I concur. I am not able to agree that a contract by which one obligates himself to hire an attorney to prosecute an action for the collection of a debt due another, if more peaceful methods fail, is not a contract to furnish legal services just because an assignment of the debt, solely for collection, intervenes. (SeeElam v. Arzaga, [1932] 122 Cal.App. 742 [10 P.2d 805].) I am of the opinion, however, that accepting the *Page 792
agreement as one to furnish legal services does not require the conclusion that it is invalid and unenforceable for that reason.
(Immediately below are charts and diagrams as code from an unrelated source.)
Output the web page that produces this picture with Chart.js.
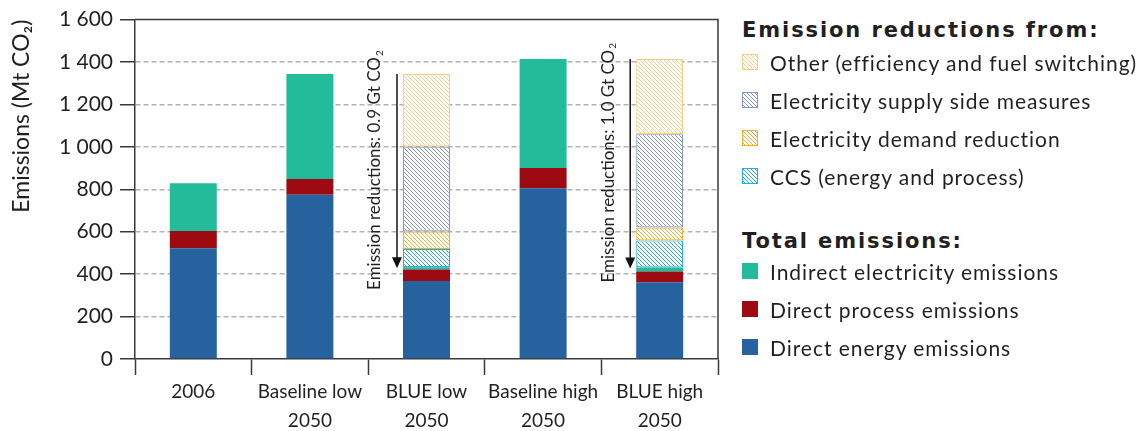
<!DOCTYPE html>
<html>
<head>
<meta charset="utf-8">
<script src="https://cdn.jsdelivr.net/npm/chart.js@4.4.1/dist/chart.umd.min.js"></script>
<style>
  html, body { margin: 0; padding: 0; background: #fff; }
  body { width: 1148px; height: 431px; position: relative; overflow: hidden; font-family: Lato, sans-serif; color: #231f20; }
  #chartBox { position: absolute; left: 0; top: 0; width: 730px; height: 431px; }
  .lg-head { position: absolute; left: 742px; font-family: 'DejaVu Sans', sans-serif; font-size: 21px; font-weight: bold; letter-spacing: 1.9px; line-height: 24px; white-space: nowrap; }
  .lg-row { position: absolute; left: 742px; height: 24px; display: flex; align-items: center; font-size: 21px; letter-spacing: 0.95px; white-space: nowrap; }
  .lg-row canvas { width: 16px; height: 16px; margin-right: 12px; }
</style>
</head>
<body>
<div id="chartBox"><canvas id="emissionsChart"></canvas></div>
<div id="legend"></div>
<script>
// Categories and stacked values (Mt CO2)
const categories = [['2006'], ['Baseline low', '2050'], ['BLUE low', '2050'], ['Baseline high', '2050'], ['BLUE high', '2050']];
const directEnergy    = [522, 774, 368, 805, 362];
const directProcess   = [81, 74, 54, 95, 50];
const indirectElec    = [226, 495, 11, 514, 19];
const ccsReduction    = [null, null, 86, null, 128];
const demandReduction = [null, null, 82, null, 61];
const supplyReduction = [null, null, 401, null, 440];
const otherReduction  = [null, null, 341, null, 354];
const yTickValues = [0, 200, 400, 600, 800, 1000, 1200, 1400, 1600];

const TEXT = '#231f20';
const AXIS = '#3a3a3a';

// diagonal hatch fill, stripes running top-left to bottom-right
function hatch(color) {
  const s = 4;
  const c = document.createElement('canvas');
  c.width = s; c.height = s;
  const g = c.getContext('2d');
  g.fillStyle = '#fff';
  g.fillRect(0, 0, s, s);
  g.strokeStyle = color;
  g.lineWidth = 1;
  g.beginPath();
  g.moveTo(-1, -1); g.lineTo(s + 1, s + 1);
  g.moveTo(-1, s - 1); g.lineTo(1, s + 1);
  g.moveTo(s - 1, -1); g.lineTo(s + 1, 1);
  g.stroke();
  return g.createPattern(c, 'repeat');
}

const solid = (label, data, color, group) => ({
  label, data, backgroundColor: color, borderWidth: 0, group, swatch: color, hatched: false
});
const hatched = (label, data, color, group) => ({
  label, data, backgroundColor: hatch(color), borderColor: color, borderWidth: 1.2,
  borderSkipped: false, group, swatch: color, hatched: true
});

const datasets = [
  solid('Direct energy emissions', directEnergy, '#25629e', 'total'),
  solid('Direct process emissions', directProcess, '#9e0a11', 'total'),
  solid('Indirect electricity emissions', indirectElec, '#23bc9b', 'total'),
  hatched('CCS (energy and process)', ccsReduction, '#1eb1e6', 'reduction'),
  hatched('Electricity demand reduction', demandReduction, '#f7ab2a', 'reduction'),
  hatched('Electricity supply side measures', supplyReduction, '#8796c9', 'reduction'),
  hatched('Other (efficiency and fuel switching)', otherReduction, '#fdcd85', 'reduction')
];

// frame on the top and right of the plot
const frame = {
  id: 'frame',
  afterDraw(chart) {
    const { ctx, chartArea: a } = chart;
    ctx.save();
    ctx.strokeStyle = AXIS;
    ctx.lineWidth = 1.5;
    ctx.beginPath();
    ctx.moveTo(a.left, a.top);
    ctx.lineTo(a.right, a.top);
    ctx.lineTo(a.right, a.bottom);
    ctx.stroke();
    ctx.restore();
  }
};

// arrow + rotated note beside each bar that has reductions
const reductionNotes = {
  id: 'reductionNotes',
  afterDatasetsDraw(chart) {
    const { ctx } = chart;
    const y = chart.scales.y;
    const topMeta = chart.getDatasetMeta(datasets.length - 1);
    categories.forEach((cat, i) => {
      const cut = [ccsReduction, demandReduction, supplyReduction, otherReduction]
        .reduce((s, arr) => s + (arr[i] || 0), 0);
      if (!cut) return;
      const remain = directEnergy[i] + directProcess[i] + indirectElec[i];
      const bar = topMeta.data[i];
      const left = bar.x - bar.width / 2;
      const ax = left - 6;
      const y0 = y.getPixelForValue(remain + cut);
      const y1 = y.getPixelForValue(remain);

      ctx.save();
      ctx.strokeStyle = '#111';
      ctx.fillStyle = '#111';
      ctx.lineWidth = 1.5;
      ctx.beginPath();
      ctx.moveTo(ax, y0);
      ctx.lineTo(ax, y1 - 8);
      ctx.stroke();
      ctx.beginPath();
      ctx.moveTo(ax - 5, y1 - 10);
      ctx.lineTo(ax + 5, y1 - 10);
      ctx.lineTo(ax, y1 + 1);
      ctx.closePath();
      ctx.fill();

      // text runs bottom-to-top
      const main = 'Emission reductions: ' + (cut / 1000).toFixed(1) + ' Gt CO';
      ctx.translate(left - 28, (y0 + y1) / 2);
      ctx.rotate(-Math.PI / 2);
      ctx.fillStyle = TEXT;
      ctx.textBaseline = 'middle';
      ctx.textAlign = 'left';
      ctx.font = '17px Lato';
      const w1 = ctx.measureText(main).width;
      ctx.font = '10px Lato';
      const w2 = ctx.measureText('2').width;
      const start = -(w1 + w2) / 2;
      ctx.font = '17px Lato';
      ctx.fillText(main, start, 0);
      ctx.font = '10px Lato';
      ctx.fillText('2', start + w1 + 1, 5);
      ctx.restore();
    });
  }
};

const chart = new Chart(document.getElementById('emissionsChart'), {
  type: 'bar',
  data: {
    labels: categories,
    datasets: datasets.map(d => ({ ...d, barPercentage: 0.403, categoryPercentage: 1 }))
  },
  options: {
    responsive: true,
    maintainAspectRatio: false,
    animation: false,
    layout: { padding: { top: 19, right: 12, left: 0, bottom: 0 } },
    plugins: {
      legend: { display: false },
      tooltip: { enabled: false }
    },
    scales: {
      x: {
        stacked: true,
        afterFit: s => { s.height = 72; },
        grid: {
          offset: true,
          drawOnChartArea: false,
          drawTicks: true,
          tickLength: 16,
          tickColor: AXIS,
          tickWidth: 1.5
        },
        border: { color: AXIS, width: 1.5 },
        ticks: {
          color: TEXT,
          font: { family: 'Lato', size: 19, lineHeight: 1.5 },
          padding: 3,
          maxRotation: 0,
          autoSkip: false
        }
      },
      y: {
        stacked: true,
        min: 0,
        max: 1600,
        afterFit: s => { s.width = 135; },
        afterBuildTicks: s => { s.ticks = yTickValues.map(v => ({ value: v })); },
        grid: {
          color: c => (c.tick && (c.tick.value === 0 || c.tick.value === 1600)) ? 'rgba(0,0,0,0)' : '#b3b3b3',
          lineWidth: 1.5,
          drawTicks: true,
          tickLength: 15,
          tickColor: AXIS,
          tickWidth: 1.5,
          tickBorderDash: []
        },
        border: { color: AXIS, width: 1.5, dash: [5, 3] },
        ticks: {
          color: TEXT,
          padding: 7,
          font: { family: 'Lato', size: 21 },
          callback: v => String(v).replace(/\B(?=(\d{3})+(?!\d))/g, ' ')
        },
        title: {
          display: true,
          text: 'Emissions (Mt CO₂)',
          align: 'end',
          color: TEXT,
          font: { family: 'Lato', size: 23 },
          padding: { top: 8, bottom: 0 }
        }
      }
    }
  },
  plugins: [frame, reductionNotes]
});

// legend in two groups, top entries first
function buildLegend() {
  const box = document.getElementById('legend');
  const groups = [
    { title: 'Emission reductions from:', key: 'reduction', headY: 30, rowY: 62 },
    { title: 'Total emissions:', key: 'total', headY: 241, rowY: 271 }
  ];
  groups.forEach(g => {
    const h = document.createElement('div');
    h.className = 'lg-head';
    h.textContent = g.title;
    h.style.top = (g.headY - 12) + 'px';
    box.appendChild(h);
    datasets.filter(d => d.group === g.key).reverse().forEach((d, i) => {
      const row = document.createElement('div');
      row.className = 'lg-row';
      row.style.top = (g.rowY + i * 38 - 12) + 'px';
      const sw = document.createElement('canvas');
      sw.width = 16; sw.height = 16;
      const c = sw.getContext('2d');
      if (d.hatched) {
        c.fillStyle = hatch(d.swatch);
        c.fillRect(0, 0, 16, 16);
        c.strokeStyle = d.swatch;
        c.lineWidth = 1;
        c.strokeRect(0.5, 0.5, 15, 15);
      } else {
        c.fillStyle = d.swatch;
        c.fillRect(0, 0, 16, 16);
      }
      row.appendChild(sw);
      const t = document.createElement('span');
      t.textContent = d.label;
      row.appendChild(t);
      box.appendChild(row);
    });
  });
}
buildLegend();
</script>
</body>
</html>
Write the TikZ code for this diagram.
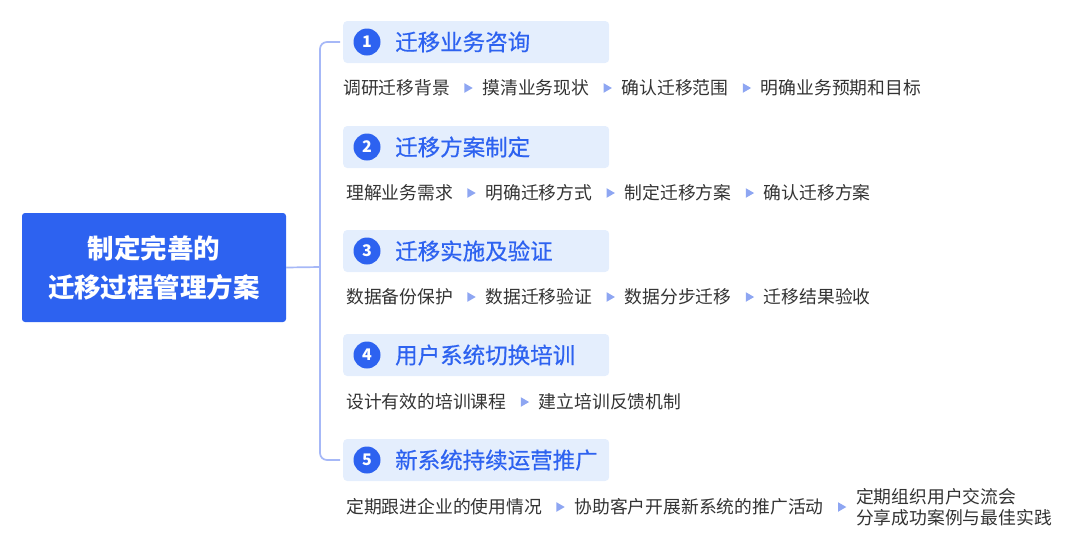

It is neither unlawful nor contrary to public policy in view of extant statutes. "Fundamentally it pertains to the law-making power to declare what contracts are against public policy." (County of San Bernardino v. Creamery Co., [1930] 103 Cal.App. 367, 373 [284 P. 457, 459], quoting from 6 Cal. Jur. 109; see, also, Maryland Casualty Co. v. Fidelity etc. Co., [1925]71 Cal.App. 492, 497 [236 P. 210].) The legislation which seems to me to deny the existence of a public policy contravened by the agreement in question, is embodied in the act defining and regulating collection agencies. (Stats. 1927, p. 822, referred to in the main opinion.) The practice of collection agencies in taking assignments of the claims entrusted to them for the purpose of bringing actions thereon is "common knowledge". (Koepple v. Morrison, [1927] 84 Cal.App. 137
[257 P. 590].) The act respecting collection agencies was adopted, in the light of this common knowledge, at the same session of the legislature which incorporated The State Bar and made it a misdemeanor for anyone not an active member of the bar to practice law. Both acts have received attention at the hands of the legislature at each session subsequent to their passage. The overlapping of the collection agency field with that of the practice of law is recognized by the requirement of a license for an attorney engaged in the collection agency business, but exempting him from the provisions of the Collection Agency Act if his services are those rendered to clients in the usual course of professional practice. In the premises I find neither the statutory law nor public policy forbidding an agreement whereby one who makes it a business to collect claims engages to make the collection by suit if necessary. I agree with the remark in the majority opinion that if there is to be a change in the law it must come from the legislature.